Looking for advice on maximum positive camber on my street/track 308 QV. When I lowered it with the new QA1s and stiffer springs, the rear camber was increased a bit (which I like) but the front seems to have remained pretty neutral. I am having the alignment checked/done at a local performance shop while I get my new tires mounted, and want to throw some pos camber into the frontend (the car pushes quite a bit on the track entering turns, but I can get a little rear end drift on exit). I know too much camber in the front can be a bad thing, especially on a street car, so hence my question. I'll also be continuing to experiment with tire pressures,damping and springs at the track this weekend, but with as much understeer and outside edge tire wear as I am experiencing, I'm thinking at least a little more camber is needed in the front. How much ?
Don't you mean that you want more negative camber at the front to reduce understeer (push)? IME, you'll run out of threaded stud length on the front lower A-arm brackets before you'll get too much negative camber -- IIRC, mine maxed out at about -1 deg (negative) camber, and I would've liked to run more negative just to get more even tire wear (lowered with 205/55-16 tires).

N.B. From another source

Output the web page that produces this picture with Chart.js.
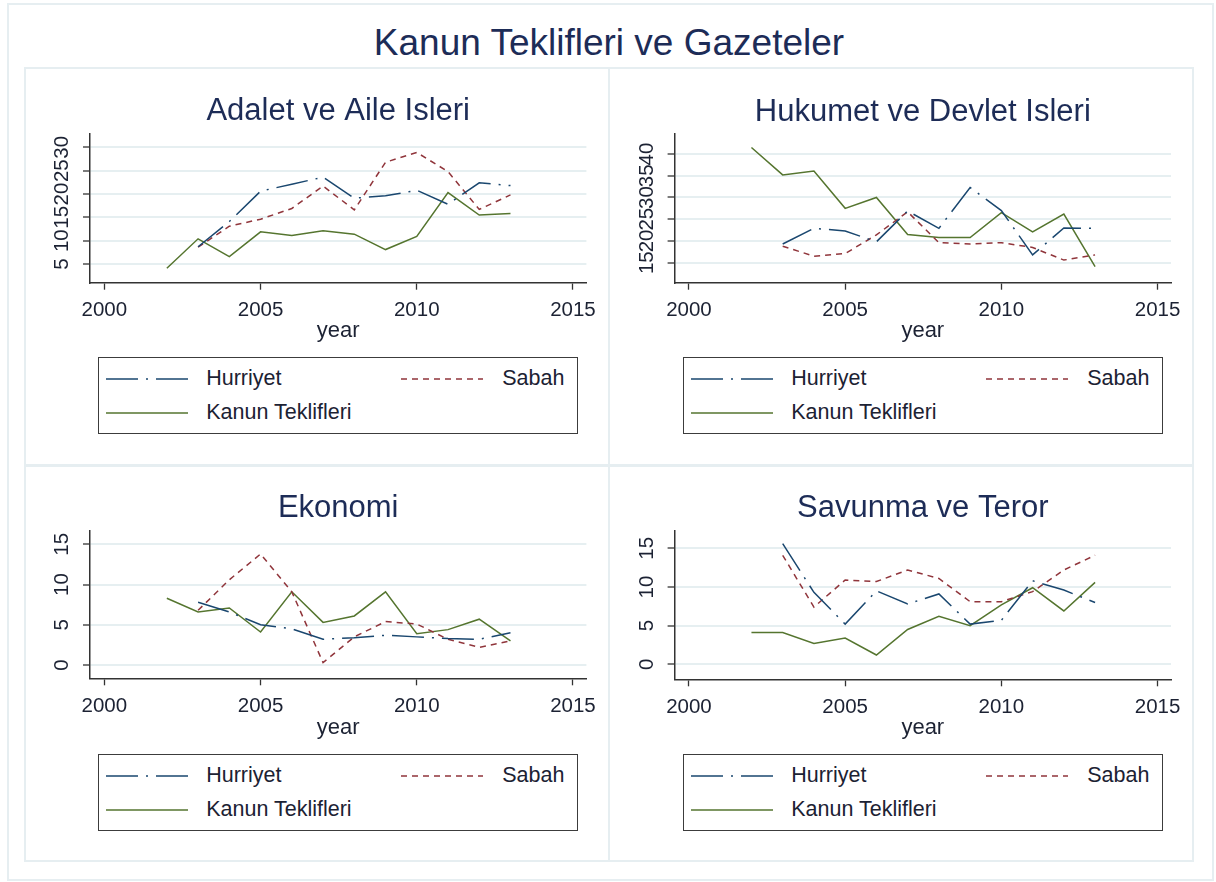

lou was it involved getting tho fit in your car? was there any modification needed to make them fit? how much lower did it make your car thanks
On the advice of the local P guy whos sets up cars locally "max camber" which on my 308 ended up neutral with all the shim we could put in there. If I got serious I'd make forks with longer studs to achieve at least -1 maybe -2.5 degree (see Hoosier site). Rear you can get a little more negative with the stock forks. What about bump steer . . . anyone dialed in (or not for analytical reasons) the bump steer on the 308? Also, anyone done camber curves with wheel travel? I was surprised the geometry didn't gain some camber with lowering . .. this is something "that happens" on the 911's. Here's another secret if you get serious to improve handling/mechanical grip . .. if the location of the top shock mount didn't share the same location as the control arm pivot, it makes the spring rate increase due to the geometry . .. just requoting form Carrol Smith's books . .. haven't laid out the geometry to confirm this. To answer your question, you'll run out of thread before you'll have enough camber to be fast Sean edit: just like 91tr said . . . but I couldn't get -1 with the stock forks . .. seemed like it even lost a bit when I lowerd
Yeah.. more neg. So, looks like i can't put enough camber in with stock forks, so I'll just max it out. Thanx.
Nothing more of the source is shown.